Robots.txt Generator: Optimize Your Website Crawling for Better SEO
In the complex world of Search Engine Optimization (SEO), communication is key. One of the most important ways your website communicates with search engines like Google, Bing, and Yandex is through a small text file called robots.txt. Using an Advanced Robots.txt Generator allows you to control how these bots interact with your site, ensuring that your most valuable content is prioritized while private or irrelevant pages remain hidden.
What is a Robots.txt File?
The robots.txt file is a set of instructions for web robots (crawlers). It is part of the Robots Exclusion Protocol (REP), a group of web standards that regulate how robots crawl the web. When a search engine bot visits your website, the first thing it looks for is the robots.txt file at your root directory (e.g., yoursite.com/robots.txt). Based on what it finds, it decides which pages to scan and which to skip.
Why is a Robots.txt Generator Important for SEO?
A poorly configured robots.txt file can accidentally hide your entire website from Google, while a well-optimized one can boost your rankings. Here is why you need a robots.txt generator tool:
- Manage Crawl Budget: Search engines only spend a limited amount of time on each site. By blocking unimportant pages (like login screens or temp folders), you ensure they spend that time on your high-quality content.
- Prevent Indexing of Private Sections: You can block access to your admin dashboard (/wp-admin/ or /admin/) to keep them out of public search results.
- Specify Sitemap Location: Telling bots where your XML sitemap is located helps them discover new pages on your site faster.
- Control Crawl Delay: If a bot is hitting your server too hard and slowing down your site, you can set a "Crawl-delay" to pace their requests.
Key Directives Explained
When using our robots.txt free generator, you will see several standard commands. Understanding them is crucial:
- User-agent: This specifies which bot the rule applies to. An asterisk (*) means all bots.
- Disallow: This tells the bot not to visit a specific URL, folder, or directory.
- Allow: This tells the bot it can access a specific page inside a folder that has otherwise been disallowed.
- Sitemap: This provides the direct link to your XML sitemap.
Common Mistakes to Avoid
Even expert SEOs sometimes make mistakes when creating these files. Be careful with:
- Blocking CSS and JS: Modern Googlebots need to see your CSS and JavaScript to understand how your site looks.

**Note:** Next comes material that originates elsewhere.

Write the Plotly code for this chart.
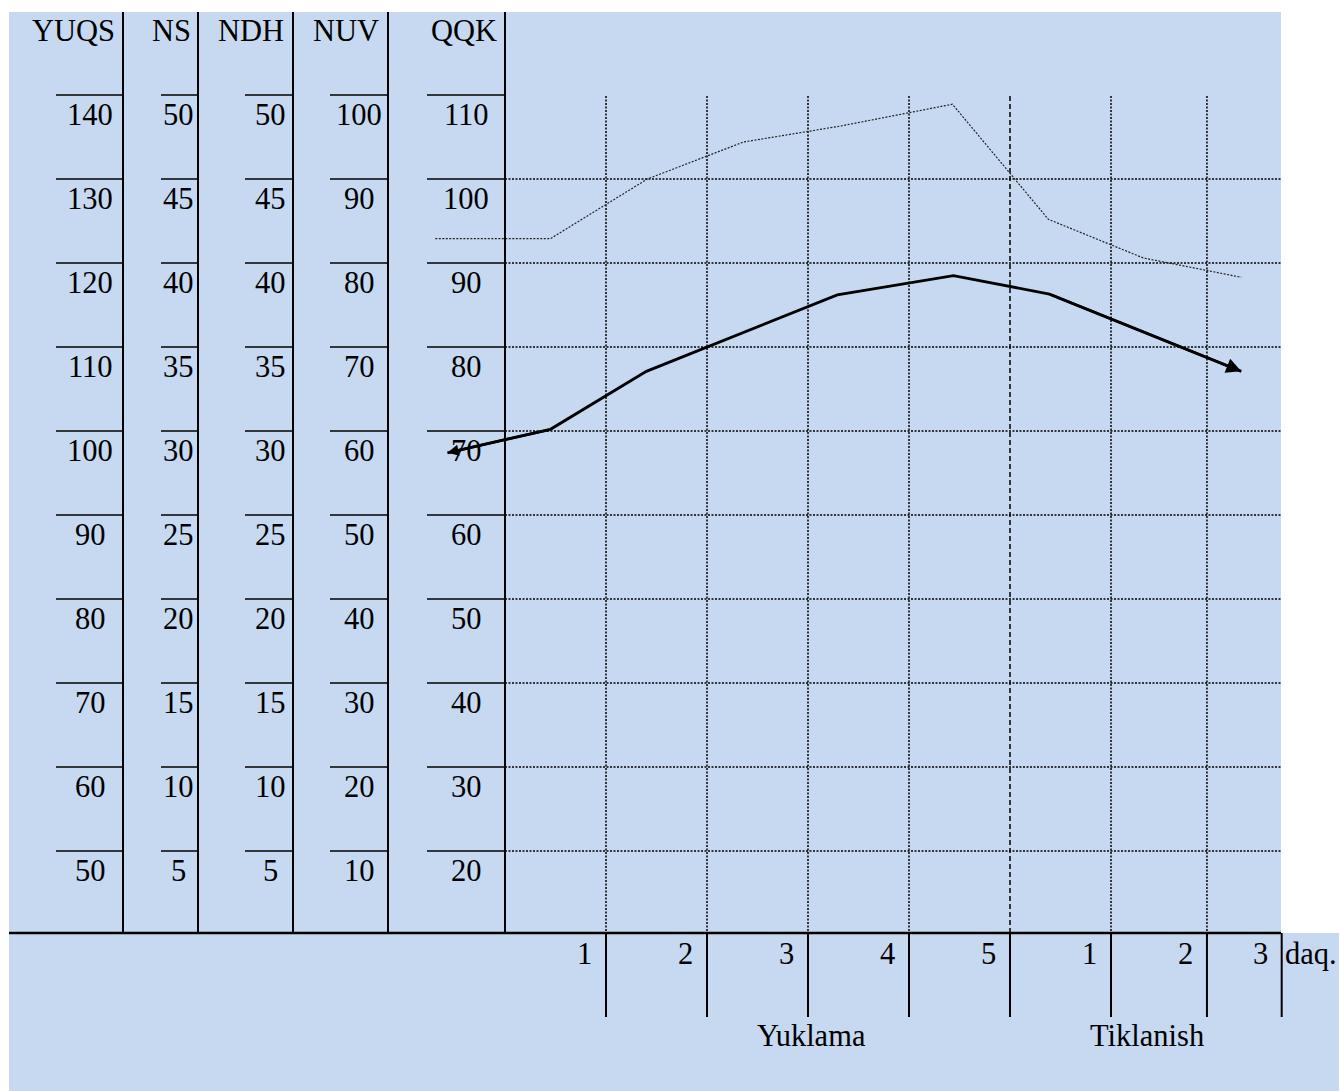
import plotly.graph_objects as go

# ---------------- data ----------------
scale_names = ["YUQS", "NS", "NDH", "NUV", "QQK"]
yuqs_ticks = [140, 130, 120, 110, 100, 90, 80, 70, 60, 50]
ns_ticks = [50, 45, 40, 35, 30, 25, 20, 15, 10, 5]
ndh_ticks = [50, 45, 40, 35, 30, 25, 20, 15, 10, 5]
nuv_ticks = [100, 90, 80, 70, 60, 50, 40, 30, 20, 10]
qqk_ticks = [110, 100, 90, 80, 70, 60, 50, 40, 30, 20]
minute_labels = ["1", "2", "3", "4", "5", "1", "2", "3"]
unit_label = "daq."
phase_labels = ["Yuklama", "Tiklanish"]

# series: x = time position (minutes), y = value on the QQK scale
upper_x = [-0.69, 0.45, 1.41, 2.36, 3.32, 4.43, 5.38, 6.32, 7.29]
upper_y = [92.9, 92.9, 100.0, 104.4, 106.3, 108.9, 95.2, 90.6, 88.3]
lower_x = [-0.57, 0.45, 1.40, 3.29, 4.44, 5.39, 7.29]
lower_y = [67.4, 70.2, 77.1, 86.2, 88.5, 86.3, 77.1]

# ---------------- layout geometry ----------------
W, H = 1339, 1091
X0_PX, PX_PER_MIN = 505, 101.0
Y110_PX, PX_PER_UNIT = 95, 8.4


def X(px):
    return (px - X0_PX) / PX_PER_MIN


def Y(py):
    return 110 - (py - Y110_PX) / PX_PER_UNIT


FONT = dict(family="Liberation Serif, Times New Roman, serif", size=30.5, color="black")
BLUE = "#C6D9F1"

col_lines_px = [123, 198, 293, 388, 505]
tick_segments_px = [(56, 123), (161, 198), (245, 293), (330, 388), (427, 505)]
label_centers_px = [90, 178, 270, 359, 466]
header_centers_px = [73, 171, 251, 346, 464]
divider_min = [1, 2, 3, 4, 5, 6, 6.95, 7.69]
grid_min = [1, 2, 3, 4, 5, 6, 6.95]

shapes = []
# background panels
shapes.append(dict(type="rect", xref="x", yref="y", x0=X(9), x1=X(1281), y0=Y(12), y1=Y(933),
                   fillcolor=BLUE, line=dict(width=0), layer="below"))
shapes.append(dict(type="rect", xref="x", yref="y", x0=X(9), x1=X(1339), y0=Y(933), y1=Y(1091),
                   fillcolor=BLUE, line=dict(width=0), layer="below"))

# dotted horizontal grid
for v in qqk_ticks[1:]:
    shapes.append(dict(type="line", xref="x", yref="y", x0=0, x1=X(1281), y0=v, y1=v,
                       line=dict(color="black", width=1.5, dash="2px,1.5px"), layer="below"))
# vertical grid
for i, m in enumerate(grid_min):
    dash = "5px,3px" if i == 4 else "2px,1.5px"
    shapes.append(dict(type="line", xref="x", yref="y", x0=m, x1=m, y0=Y(96), y1=Y(933),
                       line=dict(color="black", width=1.5, dash=dash), layer="below"))

# table column lines
for px in col_lines_px:
    shapes.append(dict(type="line", xref="x", yref="y", x0=X(px), x1=X(px), y0=Y(12), y1=Y(933),
                       line=dict(color="black", width=2)))
# tick lines for each scale
for v in qqk_ticks:
    for a, b in tick_segments_px:
        shapes.append(dict(type="line", xref="x", yref="y", x0=X(a), x1=X(b), y0=v, y1=v,
                           line=dict(color="black", width=1.6)))
# base line
shapes.append(dict(type="line", xref="x", yref="y", x0=X(9), x1=X(1281), y0=Y(933), y1=Y(933),
                   line=dict(color="black", width=2.5)))
# time dividers
for m in divider_min:
    shapes.append(dict(type="line", xref="x", yref="y", x0=m, x1=m, y0=Y(933), y1=Y(1017),
                       line=dict(color="black", width=2)))

annotations = []
# headers
for name, cx in zip(scale_names, header_centers_px):
    annotations.append(dict(x=X(cx), y=Y(30.5), xref="x", yref="y", text=name, showarrow=False,
                            xanchor="center", yanchor="middle", font=FONT))
# scale labels
scales = [yuqs_ticks, ns_ticks, ndh_ticks, nuv_ticks, qqk_ticks]
for ticks, cx in zip(scales, label_centers_px):
    for v, q in zip(ticks, qqk_ticks):
        annotations.append(dict(x=X(cx), y=q - 19.5 / PX_PER_UNIT, xref="x", yref="y", text=str(v),
                                showarrow=False, xanchor="center", yanchor="middle", font=FONT))
# minute labels
for lab, m in zip(minute_labels, divider_min):
    annotations.append(dict(x=m - 12 / PX_PER_MIN, y=Y(953.5), xref="x", yref="y", text=lab,
                            showarrow=False, xanchor="right", yanchor="middle", font=FONT))
annotations.append(dict(x=divider_min[-1] + 1 / PX_PER_MIN, y=Y(953.5), xref="x", yref="y",
                        text=unit_label, showarrow=False, xanchor="left", yanchor="middle", font=FONT))
# phase labels
for lab, cx in zip(phase_labels, [811, 1147]):
    annotations.append(dict(x=X(cx), y=Y(1035.5), xref="x", yref="y", text=lab, showarrow=False,
                            xanchor="center", yanchor="middle", font=FONT))

# arrow heads on the bold line
annotations.append(dict(x=lower_x[-1], y=lower_y[-1], ax=lower_x[-2], ay=lower_y[-2],
                        xref="x", yref="y", axref="x", ayref="y", text="", showarrow=True,
                        arrowhead=2, arrowsize=1.2, arrowwidth=2.5, arrowcolor="black"))
annotations.append(dict(x=lower_x[0], y=lower_y[0], ax=lower_x[1], ay=lower_y[1],
                        xref="x", yref="y", axref="x", ayref="y", text="", showarrow=True,
                        arrowhead=2, arrowsize=0.9, arrowwidth=2.5, arrowcolor="black"))

fig = go.Figure()
fig.add_trace(go.Scatter(x=upper_x, y=upper_y, mode="lines",
                         line=dict(color="#222222", width=1.2, dash="2px,1.5px"),
                         hoverinfo="skip", showlegend=False))
fig.add_trace(go.Scatter(x=lower_x, y=lower_y, mode="lines",
                         line=dict(color="black", width=2.8),
                         hoverinfo="skip", showlegend=False))

fig.update_layout(
    width=W, height=H,
    margin=dict(l=0, r=0, t=0, b=0),
    paper_bgcolor="white", plot_bgcolor="rgba(0,0,0,0)",
    xaxis=dict(range=[X(0), X(W)], visible=False, fixedrange=True),
    yaxis=dict(range=[Y(H), Y(0)], visible=False, fixedrange=True),
    shapes=shapes, annotations=annotations, showlegend=False,
)

fig.write_html("out.html", config={"displayModeBar": False},
               post_script="document.body.style.margin='0';document.body.style.overflow='hidden';")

Do not disallow these folders.
- Using Disallow: / This simple slash tells bots to ignore your entire website. Only use this if your site is under development and you don't want it indexed yet.
- Case Sensitivity: Robots.txt is case-sensitive. "/Admin/" and "/admin/" are treated differently by crawlers.
How to Use Our Robots.txt Generator Tool
Creating your file with our Advanced Robots.txt Generator is designed to be error-free:
- Set Default Access: Choose whether you want to allow all bots by default or block them all.
- Add Disallowed Folders: Type in the paths you want to keep private, such as /cgi-bin/ or /private/. Enter one path per line.
- Include Your Sitemap: Paste the full URL of your sitemap to help bots index your site efficiently.
- Download & Upload: Once you are happy with the preview, download the .txt file and upload it to the root folder of your website via FTP or your hosting File Manager.
Frequently Asked Questions
Where should I place the robots.txt file?
It must always be placed in the top-level directory (the root) of your website host. For example: https://www.example.com/robots.txt.
Does robots.txt guarantee a page won't be indexed?
Not necessarily. While it stops bots from crawling the page, if other websites link to that page, Google might still index it. To guarantee 100% non-indexing, use a "noindex" meta tag.
Can I have multiple robots.txt files?
No, a website can only have one robots.txt file. If you have subdomains, each subdomain (e.g., blog.example.com) can have its own file.